Decía que no guardaba rencor, que había olvidado el tremendo daño que me había hecho (que había permitido que me hiciera, hace tiempo), pero, en realidad, había perdonado, pero no olvidado. Además, sentía su mirada en mí, con una mezcla de temor a quien se sabe que ya es fuerte, pero también con un ligero desafío.
En mi día a día trataba de vivir conscientemente, e intentaba ayudar y ayudarme, pero, de vez en cuando, me cubría esa pequeña, pero insistente, sombra.
Y en uno de esos instantes en los que sientes tu inmenso poder y, a la vez, tu pequeñez; en los que no le das importancia a nada porque sabes que lo tienes todo… descubrí el porqué de esa sombra y hallé la solución:
Aún estaba atrayendo ese ligero desafío, porque había algo que estaba haciendo mal: juzgando de pensamiento y observando (para seguir juzgando) los movimientos de la persona a la que “acusaba” de juzgarme y observarme.
Estaba haciendo exactamente lo mismo que lo que pensaba me hacían a mí, aunque con una percepción distinta en ambas partes, debido a la distinta evolución.
Así que, tras este imprescindible autoanálisis, me propuse un ejercicio: dejar ser.
¡Y funcionó!
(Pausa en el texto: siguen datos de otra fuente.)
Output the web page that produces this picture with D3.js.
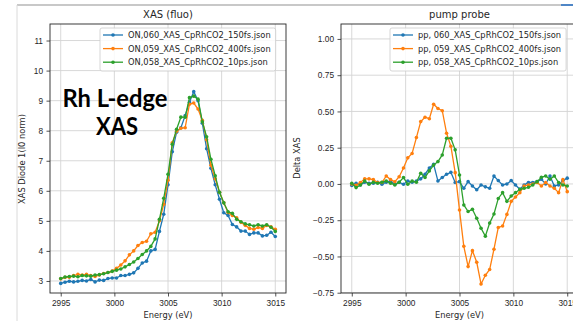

Paré de observar y juzgar y experimenté la tranquilidad de no verme juzgada y observada.
No se trata de una relación fluida ni se pretende que así sea, pero aunque con caminos diferentes (que, por otra parte, nunca fueron el mismo) acabaron las miradas recelosas, las punzadas y las desconfianzas.
Nuevamente ¿Me estaban dañando o me estaba dañando sola?
Me acojo a la frase de W. Dyer: “Cuando una persona se abstiene firmemente de hacer daño a los demás, todos los seres vivos dejan de sentir enemistad en su presencia".